Местным Корнилья нравится больше всего. В этой деревушке действительно все осталось максимально нетронутым цивилизацией. Транспорт отсутствует везде, кроме Монтероссо, но в Корнилье нет даже каких-то намеков на асфальт и хоть один ровный угол. Там очень милые люди, меньше всего туристов, на лавочках сидят местные, а в баре со мной сразу разболтались все посетители. В городе всего одна улица шире метра, по ней я как завороженная ходила туда-сюда до заката.

Только одно хочу сказать желающим посетить Корнилью: туда очень сложно подяться от моря. Город находится так высоко на скале, что подъем у не самых спортивных может отнять очень много сил. Мне повезло, было не жарко, но в +40 я бы не рекомендовала подниматься от станции; если получится, лучше взять автобус от соседних городов, автострада пролегает намного выше уровня моря, чем железнодорожные пути. Но место стоит любого подъема! Сразу захотелось посадить базилик и у себя дома, надо буде осуществить. А базиличное джелато – это что-то невероятное!Выше: та самая центральная широкая улица города. Вероятно, я не встретила в городе толпы азиатов просто потому, что они там не помещаются.В тот момент мне показалось, что настоящая Италия должна быть именно такой. Что для меня это уже не Колизей, огромные великолепные соборы, торговые галереи и шумные траттории. Другая и, может, более настоящая и аутентичная Италия – это именно спрятанные в глубинках регионов (провинция здесь – это город, а область называется регионом; многие это путают) деревни с барами на 3 столика, виноградниками на заднем дворе (который на самом деле целый склон горы), видом на море и домашней едой на каждом углу.

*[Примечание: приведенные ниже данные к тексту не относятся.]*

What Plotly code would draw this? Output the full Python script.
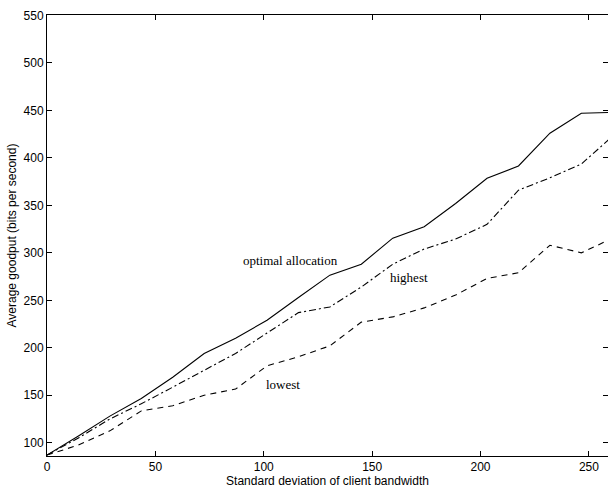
import plotly.graph_objects as go

# Standard deviation of client bandwidth (x values)
std_dev = [0, 14.5, 29, 43.5, 58, 72.5, 87, 101.5, 116, 130.5, 145,
           159.5, 174, 188.5, 203, 217.5, 232, 246.5, 261]

optimal_allocation = [87, 107, 128, 146.5, 169, 194, 210, 229, 253, 276.5, 288,
                      315.5, 327.5, 352, 378.5, 391.5, 426, 447, 448]
highest = [87, 105, 125, 141, 158.5, 176.5, 194, 215.5, 237, 243, 264,
           288, 304, 314.5, 330, 366, 379, 393.5, 423]
lowest = [87, 97.5, 112.5, 133.5, 139, 150, 156.5, 181, 190.5, 202, 227,
          232.5, 242, 255.5, 273, 279, 308, 300, 315.5]

series = [
    ("optimal allocation", optimal_allocation, "solid"),
    ("highest", highest, "7px,3px,2px,3px"),
    ("lowest", lowest, "6px,5px"),
]

labels = [
    ("optimal allocation", 112.5, 291.5),
    ("highest", 167, 274),
    ("lowest", 109, 161),
]

fig = go.Figure()
for name, vals, dash in series:
    fig.add_trace(go.Scatter(x=std_dev, y=vals, mode="lines", name=name,
                             line=dict(color="black", width=1.1, dash=dash)))

for text, x, y in labels:
    fig.add_annotation(x=x, y=y, text=text, showarrow=False,
                       font=dict(family="Liberation Serif", size=13, color="black"))

axis_common = dict(showline=True, linecolor="black", linewidth=1, mirror="ticks",
                   ticks="inside", ticklen=5, tickcolor="black", showgrid=False,
                   zeroline=False, automargin=False,
                   tickfont=dict(family="Liberation Sans", size=12, color="black"))

fig.update_xaxes(range=[0, 258.8], tickvals=[0, 50, 100, 150, 200, 250],
                 title=dict(text="Standard deviation of client bandwidth",
                            font=dict(family="Liberation Sans", size=12, color="black"),
                            standoff=2),
                 **axis_common)
fig.update_yaxes(range=[86, 550.5], tickvals=[100, 150, 200, 250, 300, 350, 400, 450, 500, 550],
                 title=dict(text="Average goodput (bits per second)",
                            font=dict(family="Liberation Sans", size=12, color="black"),
                            standoff=4),
                 **axis_common)

fig.update_layout(width=608, height=491, showlegend=False,
                  margin=dict(l=47, r=0, t=15, b=35),
                  plot_bgcolor="white", paper_bgcolor="white")

fig.write_html("out.html", config={"displayModeBar": False},
               post_script="document.body.style.margin='0';document.body.style.overflow='hidden';")
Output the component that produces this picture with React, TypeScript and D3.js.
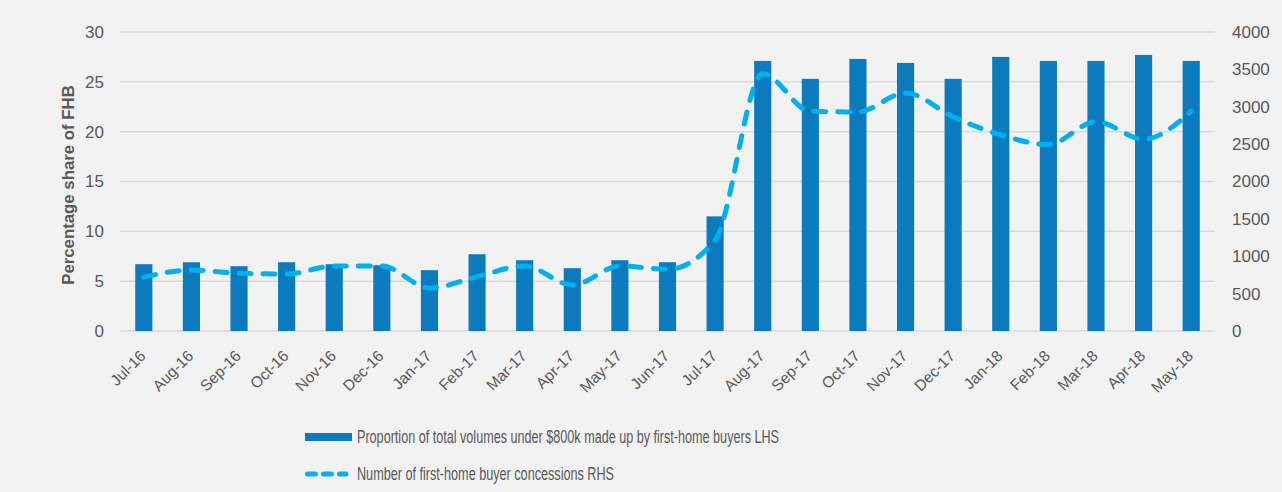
import React from "react";
import * as d3 from "d3";

const months = [
  "Jul-16", "Aug-16", "Sep-16", "Oct-16", "Nov-16", "Dec-16", "Jan-17", "Feb-17",
  "Mar-17", "Apr-17", "May-17", "Jun-17", "Jul-17", "Aug-17", "Sep-17", "Oct-17",
  "Nov-17", "Dec-17", "Jan-18", "Feb-18", "Mar-18", "Apr-18", "May-18",
];
const shareFHB = [
  6.7, 6.9, 6.5, 6.9, 6.7, 6.6, 6.1, 7.7, 7.1, 6.3, 7.1, 6.9, 11.5, 27.1, 25.3, 27.3,
  26.9, 25.3, 27.5, 27.1, 27.1, 27.7, 27.1,
];
const concessions = [
  720, 816, 772, 762, 870, 870, 575, 727, 870, 615, 870, 825, 1217, 3440, 2940, 2930,
  3185, 2865, 2622, 2495, 2800, 2565, 2940,
];
const leftTicks = [0, 5, 10, 15, 20, 25, 30];
const rightTicks = [0, 500, 1000, 1500, 2000, 2500, 3000, 3500, 4000];

const legendBar = "Proportion of total volumes under $800k made up by first-home buyers LHS";
const legendLine = "Number of first-home buyer concessions RHS";
const yTitle = "Percentage share of FHB";

const W = 1282;
const H = 492;
const plotL = 120;
const plotR = 1215;
const plotT = 32;
const plotB = 331;
const font = "'Liberation Sans', Arial, sans-serif";
const narrowFont = "'Liberation Sans Narrow', 'Liberation Sans', Arial, sans-serif";
const textCol = "#595959";

export default function App() {
  const x = d3.scaleBand<string>().domain(months).range([plotL, plotR]).paddingInner(0.64).paddingOuter(0.32);
  const yL = d3.scaleLinear().domain([0, 30]).range([plotB, plotT]);
  const yR = d3.scaleLinear().domain([0, 4000]).range([plotB, plotT]);
  const cx = (m: string) => (x(m) as number) + x.bandwidth() / 2;

  const line = d3
    .line<number>()
    .x((_, i) => cx(months[i]))
    .y((d) => yR(d))
    .curve(d3.curveMonotoneX);

  return (
    <svg
      width={W}
      height={H}
      style={{ position: "absolute", left: 0, top: 0, background: "#f2f2f2" }}
      fontFamily={font}
    >
      <rect x={0} y={0} width={W} height={H} fill="#f2f2f2" />
      {leftTicks.map((t) => (
        <g key={t}>
          <line x1={plotL} x2={plotR} y1={yL(t)} y2={yL(t)} stroke="#d9d9d9" strokeWidth={1.5} />
          <text x={104} y={yL(t)} dy="0.35em" textAnchor="end" fontSize={17} fill={textCol}>
            {t}
          </text>
        </g>
      ))}
      {rightTicks.map((t) => (
        <text key={t} x={1232} y={yR(t)} dy="0.35em" textAnchor="start" fontSize={17} fill={textCol}>
          {t}
        </text>
      ))}
      <text
        transform={`translate(68, 185) rotate(-90)`}
        textAnchor="middle"
        dy="0.35em"
        fontSize={16.8}
        fontWeight="bold"
        fill={textCol}
      >
        {yTitle}
      </text>
      {months.map((m, i) => (
        <rect
          key={m}
          x={x(m)}
          y={yL(shareFHB[i])}
          width={x.bandwidth()}
          height={plotB - yL(shareFHB[i])}
          fill="#0b7bbd"
        />
      ))}
      <path
        d={line(concessions) || ""}
        fill="none"
        stroke="#00b0f0"
        strokeWidth={5}
        strokeDasharray="12 12"
        strokeLinecap="round"
      />
      {months.map((m) => (
        <text
          key={m}
          transform={`translate(${cx(m) - 1}, 353) rotate(-45)`}
          textAnchor="end"
          dy="0.35em"
          fontSize={15.5}
          fill={textCol}
        >
          {m}
        </text>
      ))}
      <rect x={305} y={433} width={47} height={8} fill="#0b7bbd" />
      <text
        x={357}
        y={437}
        dy="0.35em"
        fontSize={17.5}
        fontFamily={narrowFont}
        fill={textCol}
        textLength={422}
        lengthAdjust="spacingAndGlyphs"
      >
        {legendBar}
      </text>
      <line
        x1={307.5}
        x2={346}
        y1={474}
        y2={474}
        stroke="#00b0f0"
        strokeWidth={5}
        strokeDasharray="8 8"
        strokeLinecap="round"
      />
      <text
        x={357}
        y={474}
        dy="0.35em"
        fontSize={17.5}
        fontFamily={narrowFont}
        fill={textCol}
        textLength={257}
        lengthAdjust="spacingAndGlyphs"
      >
        {legendLine}
      </text>
    </svg>
  );
}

Монтероссо:Из всего Чинкве Терре мне больше всего понравился Монтероссо. И не только потому, что я все-таки люблю цивилизацию намного больше природы, а Монтероссо наиболее напоминает город. Но еще и потому, что там песчаный пляж! Такое очень тяжело найти в Лигурии, которая вся стоит на скалах. А в Монтероссо на пляже такой шелковый песок стелется между скалами, словно вы где-то на Кипре. Да и сам городок мне очень понравился: более шумный, чем соседние. Он наверняка единственный не вымирает ночью.Если хотите перемещаться вдоль моря и пойти пешком в соседнюю Вернаццу, то придется снова осторожно расходиться со встречными пешеходами на узких скалистых тропинках. Обязательно советую посмотреть прогноз погоды: в сильные волны тропы закрываются, так как высота волн достигает несколько метров, что достаточно, чтоб смыть оттуда всех любопытных.Как я уже сообщила в самом начале поста, мне не хочется пытаться описать неописуемое, даже попытки кажутся глупыми. Хочется, чтоб каждый это увидел. Да, большинство крупных городов Италии и самых популярных у туристов мест действительно находится достаточно далеко от Чинкве Терре. Но я бы очень рекомендовала не полениться и добраться до этого волшебного национального парка. На поезде из Флоренции займет у вас пару часов, из Турина и Милана – совсем немного дольше. Оно того стоит!

На этом пока все, об Испании я обязательно напишу в ближайшее свободное время. А пока пожелаю всем, кто еще на каникулах, много путешествовать и хорошо отдохнуть!